EXERCISE DIRECTIONS: Give the count of lines in the data that include "matplotlib", with no other words.

DATA IN THIS EXERCISE:
+--

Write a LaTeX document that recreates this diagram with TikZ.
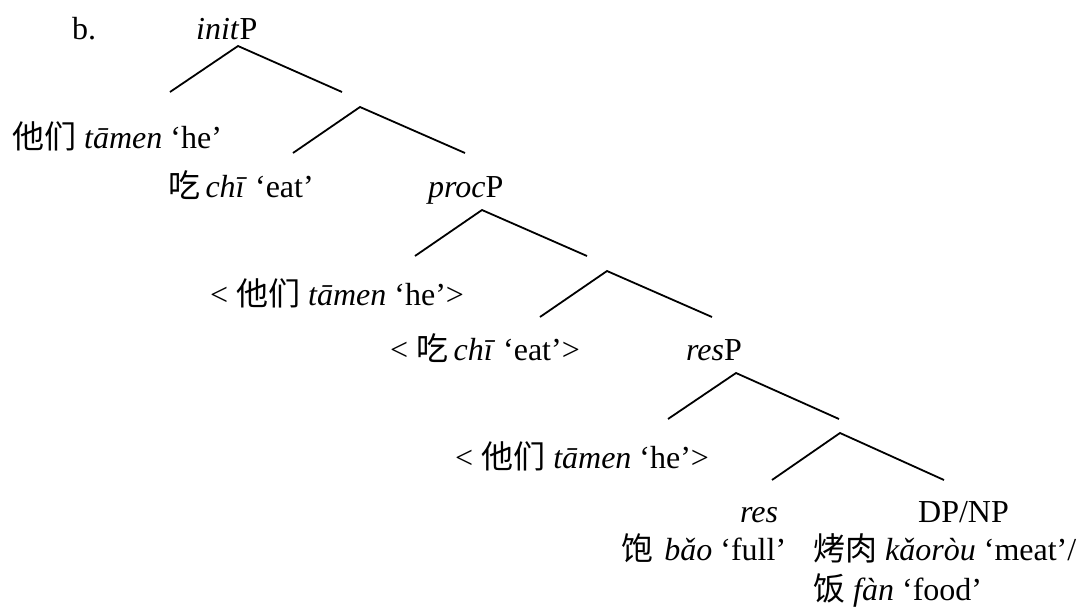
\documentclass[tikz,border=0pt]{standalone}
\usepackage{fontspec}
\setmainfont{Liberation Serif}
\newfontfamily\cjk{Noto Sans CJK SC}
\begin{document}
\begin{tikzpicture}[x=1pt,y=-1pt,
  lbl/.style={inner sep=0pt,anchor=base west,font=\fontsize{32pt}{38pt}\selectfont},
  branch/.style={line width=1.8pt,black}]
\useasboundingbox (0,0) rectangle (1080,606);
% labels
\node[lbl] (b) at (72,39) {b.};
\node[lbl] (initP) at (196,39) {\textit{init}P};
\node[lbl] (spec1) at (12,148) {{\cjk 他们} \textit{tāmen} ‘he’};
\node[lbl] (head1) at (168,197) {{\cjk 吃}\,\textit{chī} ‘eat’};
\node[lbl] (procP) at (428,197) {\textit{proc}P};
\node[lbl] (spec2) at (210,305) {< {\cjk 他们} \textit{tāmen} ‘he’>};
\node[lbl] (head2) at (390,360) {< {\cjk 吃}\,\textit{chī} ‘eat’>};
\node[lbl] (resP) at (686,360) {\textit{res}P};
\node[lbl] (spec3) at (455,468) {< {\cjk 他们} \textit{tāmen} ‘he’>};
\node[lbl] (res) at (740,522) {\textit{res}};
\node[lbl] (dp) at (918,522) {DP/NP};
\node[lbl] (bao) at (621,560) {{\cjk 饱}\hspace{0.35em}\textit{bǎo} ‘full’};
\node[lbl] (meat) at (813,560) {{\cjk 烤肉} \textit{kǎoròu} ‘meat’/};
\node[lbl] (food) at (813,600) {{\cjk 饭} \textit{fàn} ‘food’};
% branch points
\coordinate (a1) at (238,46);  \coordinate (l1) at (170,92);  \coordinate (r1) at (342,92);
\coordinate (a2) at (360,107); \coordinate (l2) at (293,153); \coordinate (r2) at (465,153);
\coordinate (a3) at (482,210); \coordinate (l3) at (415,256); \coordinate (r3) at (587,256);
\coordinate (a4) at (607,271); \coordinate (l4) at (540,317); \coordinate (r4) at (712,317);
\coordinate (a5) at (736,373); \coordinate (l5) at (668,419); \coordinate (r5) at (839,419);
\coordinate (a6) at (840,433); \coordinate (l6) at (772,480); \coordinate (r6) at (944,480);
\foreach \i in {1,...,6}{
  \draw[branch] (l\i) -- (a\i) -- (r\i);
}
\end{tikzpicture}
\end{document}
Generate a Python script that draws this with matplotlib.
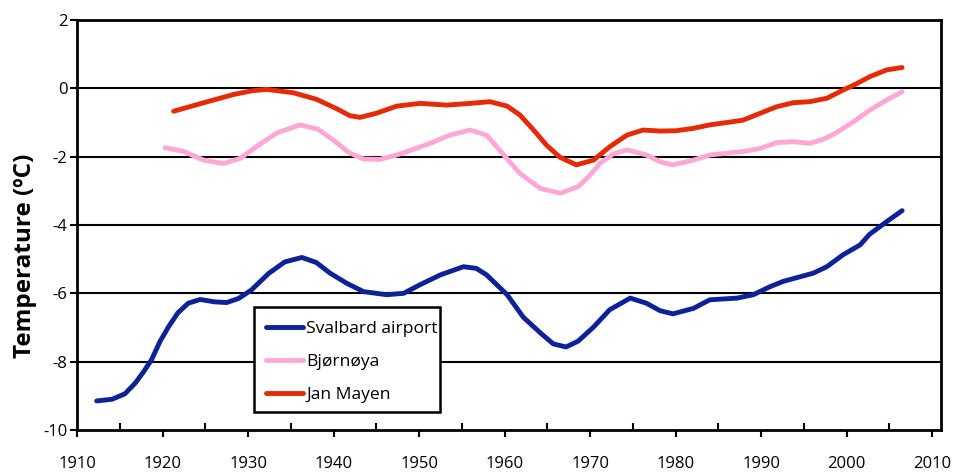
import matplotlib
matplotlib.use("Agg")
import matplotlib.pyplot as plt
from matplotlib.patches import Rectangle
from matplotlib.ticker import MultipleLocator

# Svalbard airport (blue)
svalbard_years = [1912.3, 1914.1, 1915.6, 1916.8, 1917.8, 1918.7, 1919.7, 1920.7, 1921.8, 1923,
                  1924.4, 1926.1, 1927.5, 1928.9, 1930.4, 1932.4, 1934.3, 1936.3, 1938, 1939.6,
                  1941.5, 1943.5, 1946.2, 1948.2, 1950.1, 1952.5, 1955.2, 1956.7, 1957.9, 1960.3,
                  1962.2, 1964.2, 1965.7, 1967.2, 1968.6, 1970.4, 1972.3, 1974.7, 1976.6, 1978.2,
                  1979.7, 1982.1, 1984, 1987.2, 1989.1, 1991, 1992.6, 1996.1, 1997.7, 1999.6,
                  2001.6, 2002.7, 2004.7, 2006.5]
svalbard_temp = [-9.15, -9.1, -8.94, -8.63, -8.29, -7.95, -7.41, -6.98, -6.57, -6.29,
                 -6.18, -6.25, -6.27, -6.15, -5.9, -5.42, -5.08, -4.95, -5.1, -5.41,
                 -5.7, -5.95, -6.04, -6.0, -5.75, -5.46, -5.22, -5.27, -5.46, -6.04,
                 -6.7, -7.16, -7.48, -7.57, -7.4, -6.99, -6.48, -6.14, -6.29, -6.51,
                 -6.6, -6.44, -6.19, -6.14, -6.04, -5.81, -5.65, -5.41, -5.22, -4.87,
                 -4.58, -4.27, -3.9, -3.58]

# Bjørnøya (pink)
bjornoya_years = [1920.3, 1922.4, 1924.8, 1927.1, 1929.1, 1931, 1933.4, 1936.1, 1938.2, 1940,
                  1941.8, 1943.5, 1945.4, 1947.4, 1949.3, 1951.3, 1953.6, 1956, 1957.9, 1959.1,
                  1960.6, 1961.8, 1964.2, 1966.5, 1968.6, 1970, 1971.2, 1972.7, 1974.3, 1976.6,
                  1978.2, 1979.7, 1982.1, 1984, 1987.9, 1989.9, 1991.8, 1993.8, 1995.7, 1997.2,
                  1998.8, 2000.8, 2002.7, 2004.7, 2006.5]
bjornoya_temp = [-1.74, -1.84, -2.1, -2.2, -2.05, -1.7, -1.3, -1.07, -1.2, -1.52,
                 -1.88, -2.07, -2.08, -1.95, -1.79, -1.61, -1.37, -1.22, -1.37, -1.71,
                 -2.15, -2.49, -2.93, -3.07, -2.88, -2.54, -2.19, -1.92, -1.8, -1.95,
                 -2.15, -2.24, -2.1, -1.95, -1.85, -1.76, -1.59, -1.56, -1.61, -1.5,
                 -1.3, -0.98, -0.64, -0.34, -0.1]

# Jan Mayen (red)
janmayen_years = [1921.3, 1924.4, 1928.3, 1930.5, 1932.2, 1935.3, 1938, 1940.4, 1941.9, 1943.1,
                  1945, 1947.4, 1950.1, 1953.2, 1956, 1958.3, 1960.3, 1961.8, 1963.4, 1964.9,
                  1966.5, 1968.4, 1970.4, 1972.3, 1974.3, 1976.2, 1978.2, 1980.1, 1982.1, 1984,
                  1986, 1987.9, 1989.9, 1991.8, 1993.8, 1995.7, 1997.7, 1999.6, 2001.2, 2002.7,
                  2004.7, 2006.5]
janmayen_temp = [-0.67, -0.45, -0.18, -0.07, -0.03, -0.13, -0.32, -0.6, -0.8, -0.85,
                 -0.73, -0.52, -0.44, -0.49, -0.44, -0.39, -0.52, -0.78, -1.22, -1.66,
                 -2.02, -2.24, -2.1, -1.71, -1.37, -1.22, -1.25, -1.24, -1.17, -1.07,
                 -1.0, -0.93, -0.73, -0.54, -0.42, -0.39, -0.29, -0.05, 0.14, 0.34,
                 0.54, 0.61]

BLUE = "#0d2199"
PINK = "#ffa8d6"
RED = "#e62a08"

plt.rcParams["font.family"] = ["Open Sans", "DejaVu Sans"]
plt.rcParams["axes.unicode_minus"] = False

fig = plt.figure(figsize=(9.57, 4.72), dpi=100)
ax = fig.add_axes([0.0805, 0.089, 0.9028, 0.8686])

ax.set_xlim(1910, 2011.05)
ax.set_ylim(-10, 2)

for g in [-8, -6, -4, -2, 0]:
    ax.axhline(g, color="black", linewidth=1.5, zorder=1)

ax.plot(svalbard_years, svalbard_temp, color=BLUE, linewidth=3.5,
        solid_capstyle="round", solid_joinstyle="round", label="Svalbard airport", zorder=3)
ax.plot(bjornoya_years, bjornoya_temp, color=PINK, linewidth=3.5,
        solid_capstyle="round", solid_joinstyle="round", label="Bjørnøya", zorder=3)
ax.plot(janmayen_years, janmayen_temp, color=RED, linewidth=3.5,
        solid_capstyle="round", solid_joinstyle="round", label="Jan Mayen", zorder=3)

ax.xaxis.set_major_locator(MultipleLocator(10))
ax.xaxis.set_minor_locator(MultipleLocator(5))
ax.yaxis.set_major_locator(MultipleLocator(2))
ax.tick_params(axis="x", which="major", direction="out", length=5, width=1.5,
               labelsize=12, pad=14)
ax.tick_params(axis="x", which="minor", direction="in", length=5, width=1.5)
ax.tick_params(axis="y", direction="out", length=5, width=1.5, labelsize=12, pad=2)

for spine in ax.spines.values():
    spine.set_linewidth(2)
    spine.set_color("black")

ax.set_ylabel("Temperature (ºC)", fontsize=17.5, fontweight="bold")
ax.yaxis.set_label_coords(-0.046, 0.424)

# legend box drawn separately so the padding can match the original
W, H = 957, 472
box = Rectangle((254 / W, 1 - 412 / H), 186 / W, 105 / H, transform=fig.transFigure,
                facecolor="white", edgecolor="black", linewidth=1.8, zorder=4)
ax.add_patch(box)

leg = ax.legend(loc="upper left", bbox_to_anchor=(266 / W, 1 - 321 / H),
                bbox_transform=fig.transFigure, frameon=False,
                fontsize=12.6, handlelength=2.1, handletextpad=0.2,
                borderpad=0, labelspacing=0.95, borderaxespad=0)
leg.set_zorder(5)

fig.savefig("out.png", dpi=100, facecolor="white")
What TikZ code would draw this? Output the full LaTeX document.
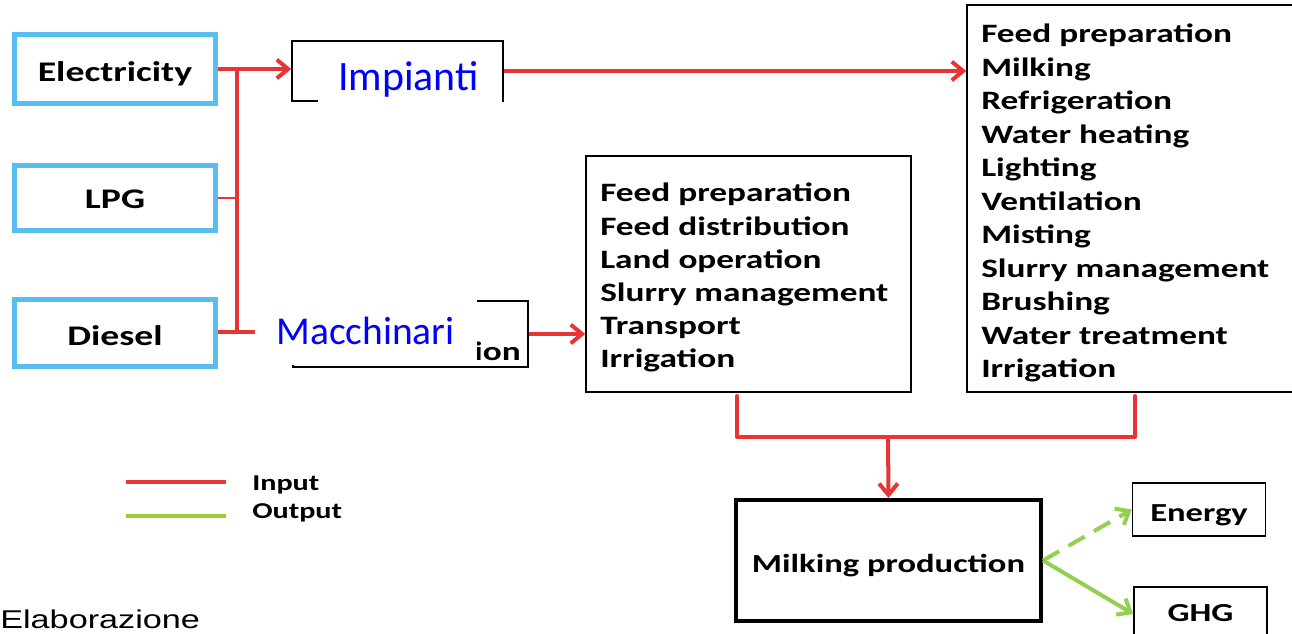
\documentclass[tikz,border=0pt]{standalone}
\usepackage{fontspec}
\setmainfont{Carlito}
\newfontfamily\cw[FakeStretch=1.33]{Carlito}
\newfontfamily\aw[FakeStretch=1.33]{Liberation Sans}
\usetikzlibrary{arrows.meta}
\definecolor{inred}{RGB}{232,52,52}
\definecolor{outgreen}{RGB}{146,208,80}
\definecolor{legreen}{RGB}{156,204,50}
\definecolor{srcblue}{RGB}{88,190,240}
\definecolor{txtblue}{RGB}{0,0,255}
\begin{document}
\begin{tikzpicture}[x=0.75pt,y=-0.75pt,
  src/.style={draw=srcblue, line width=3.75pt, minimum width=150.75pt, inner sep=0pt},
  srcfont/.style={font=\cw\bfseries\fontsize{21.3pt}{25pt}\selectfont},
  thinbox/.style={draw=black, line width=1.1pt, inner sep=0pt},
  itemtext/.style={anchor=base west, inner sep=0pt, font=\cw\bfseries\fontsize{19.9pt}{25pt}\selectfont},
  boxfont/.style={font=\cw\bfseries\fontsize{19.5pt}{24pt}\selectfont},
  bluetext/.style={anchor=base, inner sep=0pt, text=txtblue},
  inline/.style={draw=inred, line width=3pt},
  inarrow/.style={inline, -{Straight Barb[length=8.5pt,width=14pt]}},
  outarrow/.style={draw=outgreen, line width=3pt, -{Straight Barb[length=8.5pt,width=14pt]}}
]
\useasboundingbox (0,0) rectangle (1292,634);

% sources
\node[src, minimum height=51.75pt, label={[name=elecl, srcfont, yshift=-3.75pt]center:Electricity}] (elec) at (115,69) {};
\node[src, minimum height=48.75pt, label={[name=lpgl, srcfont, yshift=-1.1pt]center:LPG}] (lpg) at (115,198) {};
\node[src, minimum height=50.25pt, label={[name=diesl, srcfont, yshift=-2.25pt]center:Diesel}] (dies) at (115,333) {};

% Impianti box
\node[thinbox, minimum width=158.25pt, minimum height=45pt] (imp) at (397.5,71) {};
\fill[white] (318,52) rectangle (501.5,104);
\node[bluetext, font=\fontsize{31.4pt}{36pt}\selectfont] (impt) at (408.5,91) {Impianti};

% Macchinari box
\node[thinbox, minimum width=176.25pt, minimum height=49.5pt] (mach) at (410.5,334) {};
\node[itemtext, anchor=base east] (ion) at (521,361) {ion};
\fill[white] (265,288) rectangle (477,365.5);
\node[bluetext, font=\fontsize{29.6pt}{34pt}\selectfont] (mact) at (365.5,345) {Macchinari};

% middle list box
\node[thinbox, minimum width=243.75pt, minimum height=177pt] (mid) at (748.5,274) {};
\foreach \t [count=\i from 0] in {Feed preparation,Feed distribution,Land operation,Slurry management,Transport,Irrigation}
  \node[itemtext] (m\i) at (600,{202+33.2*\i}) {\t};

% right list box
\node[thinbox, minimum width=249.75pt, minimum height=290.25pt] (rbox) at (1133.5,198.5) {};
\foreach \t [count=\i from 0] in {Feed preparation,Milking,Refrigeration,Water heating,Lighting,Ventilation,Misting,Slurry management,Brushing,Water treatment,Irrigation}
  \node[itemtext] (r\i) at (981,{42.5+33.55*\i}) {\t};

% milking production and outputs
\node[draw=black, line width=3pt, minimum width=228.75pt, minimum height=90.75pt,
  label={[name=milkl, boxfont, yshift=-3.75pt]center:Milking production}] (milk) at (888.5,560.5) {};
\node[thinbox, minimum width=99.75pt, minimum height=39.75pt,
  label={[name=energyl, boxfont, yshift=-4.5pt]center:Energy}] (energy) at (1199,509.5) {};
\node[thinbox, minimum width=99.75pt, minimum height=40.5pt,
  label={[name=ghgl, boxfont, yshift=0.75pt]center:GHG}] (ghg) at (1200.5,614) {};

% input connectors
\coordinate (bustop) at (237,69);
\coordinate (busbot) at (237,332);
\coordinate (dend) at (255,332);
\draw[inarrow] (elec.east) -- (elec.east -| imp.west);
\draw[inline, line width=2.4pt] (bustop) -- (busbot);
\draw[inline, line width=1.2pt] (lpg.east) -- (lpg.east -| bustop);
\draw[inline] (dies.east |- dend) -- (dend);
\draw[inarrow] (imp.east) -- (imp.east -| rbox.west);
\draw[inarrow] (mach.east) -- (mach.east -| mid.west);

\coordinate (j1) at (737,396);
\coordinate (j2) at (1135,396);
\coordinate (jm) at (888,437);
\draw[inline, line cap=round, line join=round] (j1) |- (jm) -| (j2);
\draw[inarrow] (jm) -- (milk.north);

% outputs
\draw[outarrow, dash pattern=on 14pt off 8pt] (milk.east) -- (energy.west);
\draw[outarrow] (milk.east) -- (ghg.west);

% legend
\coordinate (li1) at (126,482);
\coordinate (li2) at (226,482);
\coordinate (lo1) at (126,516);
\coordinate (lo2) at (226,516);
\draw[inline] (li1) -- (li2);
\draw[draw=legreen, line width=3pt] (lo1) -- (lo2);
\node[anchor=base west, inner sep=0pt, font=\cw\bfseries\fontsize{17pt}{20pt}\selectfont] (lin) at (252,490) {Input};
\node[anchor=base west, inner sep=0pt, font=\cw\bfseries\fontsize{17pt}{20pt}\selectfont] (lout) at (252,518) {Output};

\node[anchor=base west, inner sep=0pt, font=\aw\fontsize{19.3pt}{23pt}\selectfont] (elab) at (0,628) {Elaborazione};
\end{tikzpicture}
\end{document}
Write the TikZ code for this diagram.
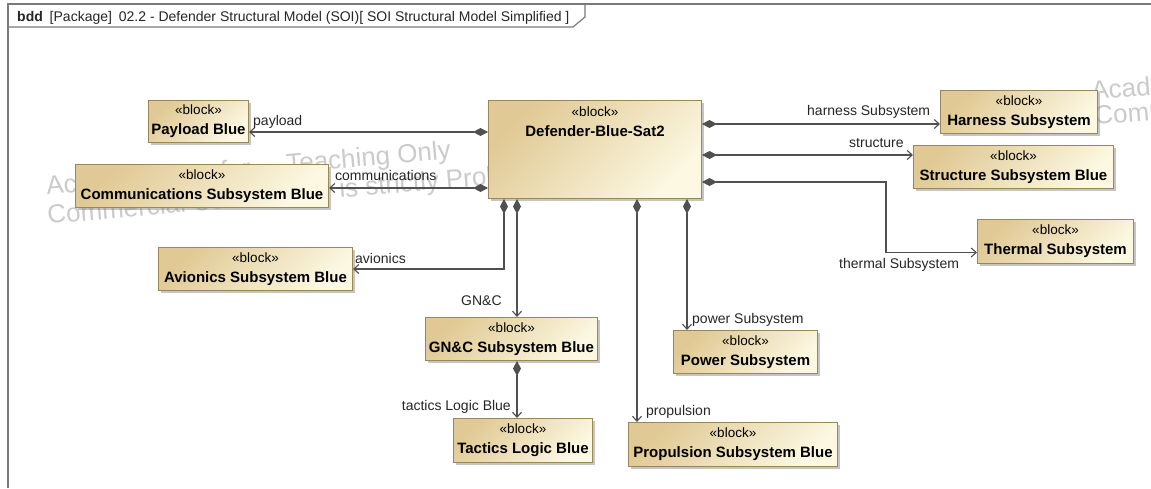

+--

TASK RESULT: 6